As cenas diante da Estação Atocha foram mais dramáticas, por terem acontecido em pleno centro da capital espanhola, a poucos metros do Museu do Prado e da mais característica avenida da cidade, o Paseo de La Castellana. Essa estação tem mais de cem anos e foi reformada para ser o ponto de partida dos modernos trens AVE, que fazem os 500 quilômetros de Madri a Sevilha em apenas duas horas e meia. O local também comporta uma movimentada estação de metrô e uma de trens de subúrbio. O trem explodiu a poucos metros da entrada de Atocha: se a bomba tivesse sido detonada pouco tempo depois, centenas de pessoas da plataforma seriam também atingidas.

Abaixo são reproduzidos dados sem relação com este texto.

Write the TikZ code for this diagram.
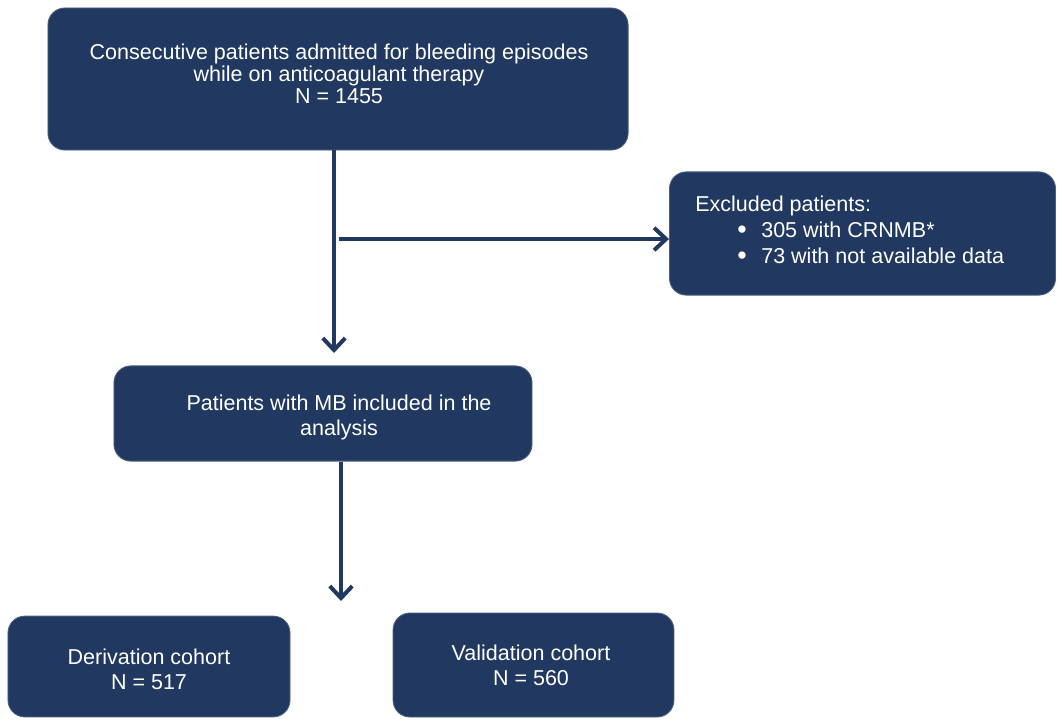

Ambulâncias e carros de resgate levavam os feridos para os hospitais, enquanto uma extensa fila de doadores de sangue já era formada na Puerta del Sol. A metrópole parou. O número de mortos ia aumentando no decorrer no dia. Por volta das 11 horas, eram 90. As notícias dos hospitais, entretanto, não recomendavam otimismo: com o agravamento de vários casos, chegou-se ao total de 191 mortes. O Parque Ferial Juan Carlos I, um dos maiores parques de exposições da Europa, situado perto do Aeroporto Barajas, teve o pavilhão 8 improvisado como imenso velório coletivo. Na sexta-feira, mais de 2,4 milhões de madrilenos foram às ruas numa passeata contra a violência.

Manifestações simultâneas nas maiores espanholas somaram 14 milhões de pessoas. O rei Juan Carlos I, abatido, falou à nação, em cadeia de rádio e TV, prometendo que os culpados seriam punidos.

O primeiro punido, três dias depois do atentado, foi José Maria Aznar. Uma vez que a prisão de suspeitos árabes, no sábado dia 13, afastou por completo a hipótese de a ação terrorista ter sido obra da ETA, Aznar recebeu o rótulo de mentiroso. Assim nas eleições de domingo, 14, o povo deu a resposta: o PSOE, do oposicionista Zapatero, teve 10.907.530 votos contra 9.628.201 do PP. Zapatero tomou posse e cumpriu a promessa de retirar as tropas do Iraque.

No Iraque, o conflito continua. A Espanha, segundo país mais visitado do mundo, continuou recebendo turistas e buscando sua vida normal. As investigações sobre as bombas conduzidas por terroristas em mochilas para os trens levaram a outros suspeitos afinal presos, mas, apesar das evidências da Al-Qaeda, a Polícia e o Congresso não chegaram a uma conclusão concreta. Só se percebe que o 11 de março de Madri, dois anos e meio após o 11 de setembro de Nova York, aponta para o 7 de julho de Londres.